Researchers tell us that the more evidence you can amass about how you’ve tackled projects in the past, the better prepared you’ll be to tackle projects in the future and the less likely you’ll be to overshoot your deadlines.

“Tracking historical plans and actuals is the fundamental first step in overcoming the planning fallacy. You should track your performance because if you start with that – let alone anything more sophisticated – you will improve”, said Prof. Grushka-Cockayne.

Admittedly, it’s way more fun to bullishly believe that you really can smash that deadline (even if you don’t stand a chance).

It’s a bit boring and dry to look at the facts and consider whether based on previous performance, you should probably give yourself a bit more time.

But if you truly want to finish your writing project you need to give yourself the best chance. Missing deadlines – again and again – is demoralising. It’s the reason why many writers give up altogether.

So stay positive, have hope – but be realistic.

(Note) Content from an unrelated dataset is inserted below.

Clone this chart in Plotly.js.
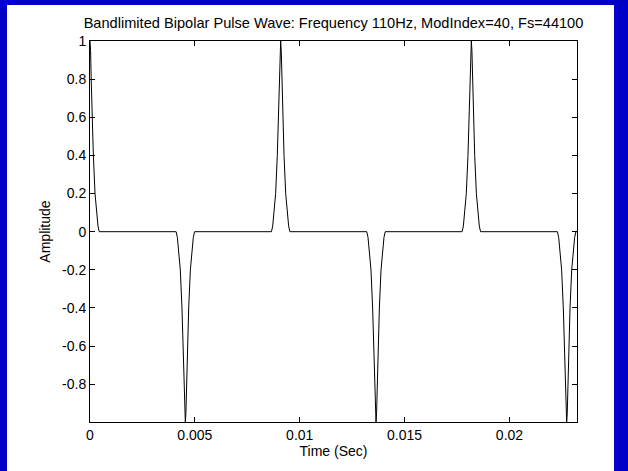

Keep track of your writing, keep learning.

How to track your writing (and side-step the planning fallacy):

Whatever you’re writing it’s an emotional journey so we believe there two elements to successful tracking – quantitative and qualitative. Both are as important as each other.

After every writing session ask yourself:

  1. What went well?
  2. What didn’t go so well?
  3. What would I do differently next time?

Asking yourself three simple questions every time you write will help you build up a picture of your practice. It will help you spot patterns and in those patterns you’ll find your own writing system.